To say that the Grand Lodge of Japan is in turmoil at the moment is an understatement, and it all centers around an entity known as the Tohidu Foundation. The outfit turned up in about 2016 hawking coffee mugs, toy bears, women's handbags, and all sorts of other tchotchkes with squares and compasses and Masonic phraseology, which seems to contravene established Grand Lodge rules (or at least customs) about such products. Tohidu Foundation is allegedly operated by the Grand Secretary Philip Ambrose, who has apparently been using his authority to sanction approved Masonic items to sell throughout Japan. The Japanese grand lodge traditionally keeps a tight grip on the public image of the fraternity there, and that includes domestic sellers of Masonic-related products. Making it even more troublesome is that none of Tohidu's profits benefitted the Grand Lodge, but only the few individuals involved in running and approving the scheme. The Grand Master at the time and several PGMs openly endorsed it.
Whether or not any of this is actually a violation of the GLofJ's rules may be subject to interpretation. The issue of monetizing anything having to do with Freemasonry has always had its share of detractors and critics.
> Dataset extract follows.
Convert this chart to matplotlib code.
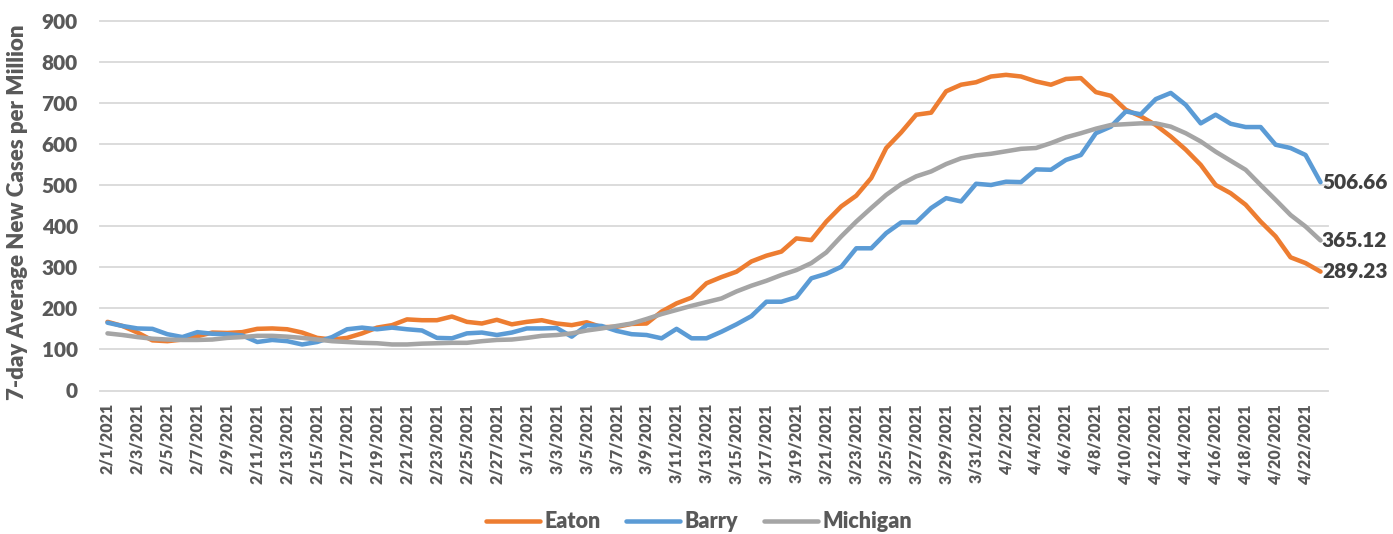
import numpy as np
import pandas as pd
import matplotlib
matplotlib.use("Agg")
import matplotlib.pyplot as plt

# --- data ---
dates = pd.date_range("2021-02-01", "2021-04-23", freq="D")
date_labels = [f"{d.month}/{d.day}/{d.year}" for d in dates]

eaton = [167, 157, 141, 122, 120, 124, 132, 141, 140, 142,
         150, 151, 149, 141, 128, 124, 128, 139, 153, 159,
         173, 171, 171, 180, 167, 163, 172, 161, 167, 171,
         163, 159, 166, 154, 155, 162, 163, 192, 212, 226,
         261, 276, 289, 314, 328, 338, 370, 366, 411, 448,
         474, 517, 590, 628, 671, 676, 728, 744, 750, 764,
         768, 764, 752, 744, 758, 760, 726, 717, 683, 667,
         646, 618, 586, 549, 500, 480, 452, 411, 375, 324,
         310, 289.23]

barry = [165, 157, 151, 150, 137, 130, 142, 138, 137, 134,
         118, 123, 120, 112, 118, 130, 149, 153, 149, 153,
         149, 146, 128, 127, 139, 141, 135, 141, 151, 151,
         152, 131, 159, 157, 145, 137, 135, 127, 150, 127,
         127, 143, 161, 181, 216, 216, 227, 273, 284, 301,
         346, 346, 383, 409, 409, 444, 468, 460, 503, 500,
         508, 507, 538, 537, 561, 573, 626, 642, 679, 672,
         709, 724, 695, 650, 671, 649, 641, 641, 598, 590,
         573, 506.66]

michigan = [139, 135, 130, 126, 124, 123, 123, 124, 128, 130,
            133, 133, 131, 128, 124, 120, 118, 116, 115, 112,
            112, 114, 115, 116, 116, 120, 123, 124, 128, 133,
            135, 139, 146, 151, 157, 163, 174, 186, 196, 206,
            215, 224, 241, 255, 267, 281, 293, 310, 336, 375,
            411, 444, 476, 502, 521, 533, 551, 565, 572, 576,
            582, 588, 590, 602, 616, 626, 637, 646, 648, 650,
            650, 642, 626, 606, 581, 559, 537, 500, 464, 427,
            399, 365.12]

series = [("Eaton", eaton, "#ED7D31"),
          ("Barry", barry, "#5B9BD5"),
          ("Michigan", michigan, "#A5A5A5")]

text_col = "#595959"
W = "heavy"
plt.rcParams["font.family"] = ["Lato", "DejaVu Sans"]
plt.rcParams["font.weight"] = W

fig = plt.figure(figsize=(13.93, 5.34), dpi=100)
ax = fig.add_axes([100 / 1393, 1 - 390.5 / 534, 1228 / 1393, 369.9 / 534])

x = np.arange(len(dates))
for name, vals, col in series:
    ax.plot(x, vals, color=col, lw=3.25, label=name,
            solid_joinstyle="round", solid_capstyle="round")
    ax.annotate(f"{vals[-1]:.2f}", (x[-1], vals[-1]), xytext=(1, 0),
                textcoords="offset points", ha="left", va="center",
                fontsize=15, fontweight=W, color="#404040")

ax.set_xlim(-0.5, len(dates) - 0.5)
ax.set_ylim(0, 900)
ax.set_yticks(range(0, 901, 100))
ax.set_xticks(x[::2])
ax.set_xticklabels(date_labels[::2], rotation=90, fontsize=11.5,
                   fontweight=W, color=text_col)
ax.tick_params(axis="x", length=0, pad=9)
ax.tick_params(axis="y", length=0, pad=16, labelsize=15, labelcolor=text_col)
for t in ax.get_yticklabels():
    t.set_fontweight(W)

ax.yaxis.grid(True, color="#D9D9D9", lw=1.3)
ax.set_axisbelow(True)
for gl in ax.get_ygridlines():
    gl.set_clip_on(False)
for s in ax.spines.values():
    s.set_visible(False)

fig.text(18 / 1393, 1 - 212 / 534, "7-day Average New Cases per Million",
         rotation=90, ha="center", va="center", fontsize=16,
         fontweight=W, color=text_col)

fig.legend(loc="center", bbox_to_anchor=(699 / 1393, 12 / 534), ncol=3,
           frameon=False, handlelength=2.5, handletextpad=0.2,
           columnspacing=1.2, labelcolor=text_col,
           prop={"size": 15.5, "weight": W})

fig.savefig("out.png", dpi=100)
No one "owns" the words and generic symbols of the Masonic fraternity, any more than an individual can own the Christian cross, the Jewish Star of David, the No Smoking symbol, or a stop sign shape. But there has been a long history of grand lodges, even in the U.S., attempting to exercise stern control over their members who attach the word Freemasonry or the square and compass to any sort of product or publication. There is no single correct answer that can be universally applied, but an increasing number of Japanese Masons are getting angry about the practice there.
|Immediate Past Grand Secretary,|
Philip A. Ambrose
On Friday at the Annual Communication, all visitors were cleared from the auditorium so that the membership could handle their business in private. Grand Secretary Ambrose stepped down from his position, and attempted to run for the position of Deputy Grand Master (he served as Grand Master before in 2002). A new Grand Secretary (another PGM) has been named, but he is not widely seen as a new broom by any means. Meanwhile, an unsuccessful attempt was made to try to alter their Code in order to prevent the position of DGM from being an automatic ascension to the Grand Master's office. It failed.
With a new Grand Secretary and new Grand Master taking office this week, and PGM Ambrose now out of the Grand Lodge office, Japanese Masons are hopeful that this situation can be resolved, Masonic careers restored, and reputations repaired. Tragically, this entire fraternity doesn't have the best track record when it comes to reversing expulsions, in any jurisdiction.
Time will tell if Japan has the fortitude to buck that unfortunate trend.